Bandwidth limitations reduce data transfer speed for large files, streaming, or backups. Choosing higher throughput plans, optimizing compression, and using parallel transfers can improve performance.
Resource contention occurs when multiple tenants share CPU, memory, or storage I/O. Dedicated instances, reserved resources, or autoscaling can prevent inconsistent performance under load.
Network jitter creates variable response times, affecting real-time applications like VoIP, video calls, or trading systems. Traffic shaping, prioritization, and monitoring reduce jitter impact.
Storage type affects read/write speed and latency. HDDs are slower than SSDs, and object storage may have higher access times. Matching storage tier to workload is critical.
Auto-scaling delays can leave applications under-provisioned during traffic spikes, causing slow response or errors. Pre-warming instances and predictive scaling improve readiness.

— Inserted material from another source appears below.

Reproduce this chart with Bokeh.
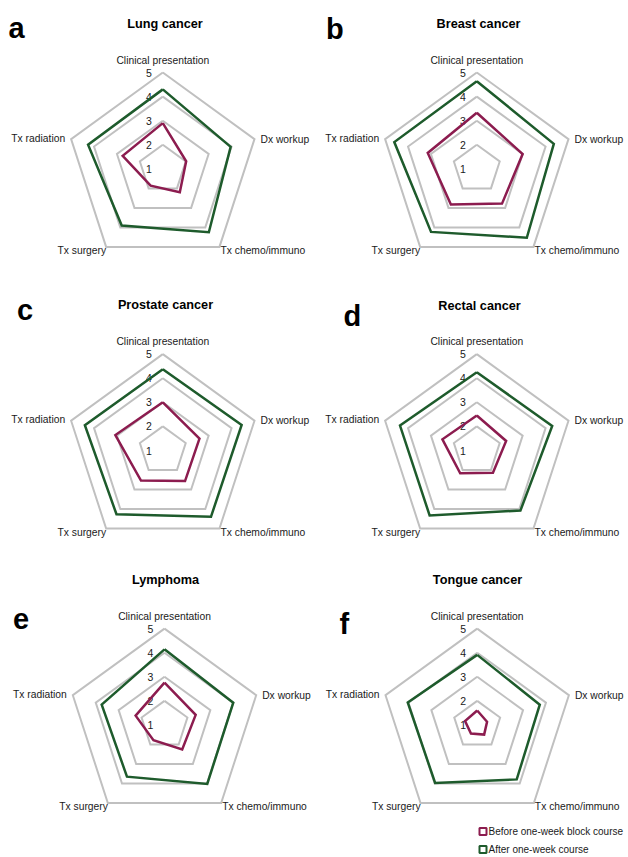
import math
from bokeh.plotting import figure
from bokeh.models import Range1d
from bokeh.core.properties import value
from bokeh.embed import file_html
from bokeh.resources import INLINE

# ---------------- data ----------------
categories = ["Clinical presentation", "Dx workup", "Tx chemo/immuno", "Tx surgery", "Tx radiation"]
panel_letters = ["a", "b", "c", "d", "e", "f"]
panel_titles = ["Lung cancer", "Breast cancer", "Prostate cancer", "Rectal cancer", "Lymphoma", "Tongue cancer"]
ring_values = [1, 2, 3, 4, 5]
series_names = ["Before one-week block course", "After one-week course"]

lung_before = [2.9, 2.02, 2.2, 1.86, 2.75]
lung_after = [4.3, 3.96, 4.25, 3.9, 4.26]
breast_before = [3.33, 3.0, 2.78, 2.83, 3.14]
breast_after = [4.64, 4.36, 4.53, 4.23, 4.6]
prostate_before = [3.0, 2.6, 2.57, 2.54, 3.07]
prostate_after = [4.37, 4.44, 4.4, 4.27, 4.4]
rectal_before = [2.45, 2.28, 2.14, 2.17, 2.5]
rectal_after = [4.25, 4.29, 4.08, 4.33, 4.35]
lymphoma_before = [2.76, 2.36, 2.25, 1.78, 2.26]
lymphoma_after = [4.14, 4.0, 4.02, 3.65, 3.74]
tongue_before = [1.6, 1.43, 1.49, 1.44, 1.53]
tongue_after = [3.91, 3.73, 3.79, 3.97, 4.03]

before_sets = [lung_before, breast_before, prostate_before, rectal_before, lymphoma_before, tongue_before]
after_sets = [lung_after, breast_after, prostate_after, rectal_after, lymphoma_after, tongue_after]

# ---------------- layout / style ----------------
FONT = "Liberation Sans"
W, H = 628, 857
R_MIN, R_MAX = 1, 5
RADIUS = 96.4
centers = [(162.3, 168.4), (476.3, 168.4), (162.3, 450.0), (476.3, 450.0), (164.0, 724.5), (476.7, 724.5)]
letter_pos = [(8, 27.7), (325.5, 28.3), (16.5, 309.3), (343, 315), (12.5, 618.3), (339, 623.3)]
title_pos = [(164.5, 23.5), (478, 23.5), (165, 304), (479, 305), (165, 579), (477, 579)]
COL_BEFORE = "#8C1C4F"
COL_AFTER = "#1E5B2C"
COL_GRID = "#C0C0C0"
COL_TEXT = "#1a1a1a"

p = figure(width=W, height=H, output_backend="svg", toolbar_location=None,
           x_range=Range1d(0, W), y_range=Range1d(H, 0),
           min_border=0, outline_line_color=None)
p.axis.visible = False
p.grid.visible = False
p.background_fill_color = "white"
p.border_fill_color = "white"

n = len(categories)
angles = [math.pi / 2 - 2 * math.pi * i / n for i in range(n)]


def to_xy(cx, cy, vals):
    xs, ys = [], []
    for v, a in zip(vals, angles):
        r = (v - R_MIN) / (R_MAX - R_MIN) * RADIUS
        xs.append(cx + r * math.cos(a))
        ys.append(cy - r * math.sin(a))
    return xs + xs[:1], ys + ys[:1]


for k in range(6):
    cx, cy = centers[k]
    # grid rings
    for rv in ring_values[1:]:
        xs, ys = to_xy(cx, cy, [rv] * n)
        p.line(xs, ys, line_color=COL_GRID, line_width=2, line_join="miter")
    # ring labels
    lx = [cx - 14] * len(ring_values)
    ly = [cy - (rv - R_MIN) / (R_MAX - R_MIN) * RADIUS for rv in ring_values]
    p.text(lx, ly, text=[str(v) for v in ring_values], text_font=value(FONT),
           text_font_size="10.5px", text_color=COL_TEXT, text_align="center", text_baseline="middle")
    # category labels
    vx, vy = to_xy(cx, cy, [R_MAX] * n)
    p.text([vx[0]], [vy[0] - 12.5], text=[categories[0]], text_font=value(FONT), text_font_size="10.3px",
           text_color=COL_TEXT, text_align="center", text_baseline="middle")
    p.text([vx[1] + 6], [vy[1]], text=[categories[1]], text_font=value(FONT), text_font_size="10.3px",
           text_color=COL_TEXT, text_align="left", text_baseline="middle")
    p.text([vx[2] + 1], [vy[2] + 4], text=[categories[2]], text_font=value(FONT), text_font_size="10.3px",
           text_color=COL_TEXT, text_align="left", text_baseline="middle")
    p.text([vx[3]], [vy[3] + 4], text=[categories[3]], text_font=value(FONT), text_font_size="10.3px",
           text_color=COL_TEXT, text_align="right", text_baseline="middle")
    p.text([vx[4] - 6], [vy[4] - 1], text=[categories[4]], text_font=value(FONT), text_font_size="10.3px",
           text_color=COL_TEXT, text_align="right", text_baseline="middle")
    # series
    xs, ys = to_xy(cx, cy, after_sets[k])
    p.line(xs, ys, line_color=COL_AFTER, line_width=2.5, line_join="miter")
    xs, ys = to_xy(cx, cy, before_sets[k])
    p.line(xs, ys, line_color=COL_BEFORE, line_width=2.5, line_join="miter")
    # title & letter
    p.text([title_pos[k][0]], [title_pos[k][1]], text=[panel_titles[k]], text_font=value(FONT),
           text_font_size="12.7px", text_font_style="bold", text_color="black",
           text_align="center", text_baseline="middle")
    p.text([letter_pos[k][0]], [letter_pos[k][1]], text=[panel_letters[k]], text_font=value(FONT),
           text_font_size="29px", text_font_style="bold", text_color="black",
           text_align="left", text_baseline="alphabetic")

# legend
leg_x = [482.5, 482.5]
leg_y = [831, 849]
p.scatter(leg_x, leg_y, marker="square", size=7, fill_color="white",
          line_color=[COL_BEFORE, COL_AFTER], line_width=2)
p.text([488, 488], leg_y, text=series_names, text_font=value(FONT), text_font_size="10px",
       text_color=COL_TEXT, text_align="left", text_baseline="middle")

open("out.html", "w").write(file_html(p, INLINE))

Load balancing misconfigurations can create hotspots, overloading some servers while underutilizing others. Regular testing and dynamic balancing policies ensure even request distribution.
Database performance suffers from high query volumes, unoptimized indexing, or insufficient memory. In-memory caching, query optimization, and horizontal scaling enhance throughput.
API and microservice response times degrade under load if services are unbalanced. Implementing caching, rate limiting, and service replication maintains consistent performance.
Maintenance tasks like snapshots, patching, or backups can temporarily consume CPU or I/O resources. Scheduling these during off-peak hours minimizes impact on applications.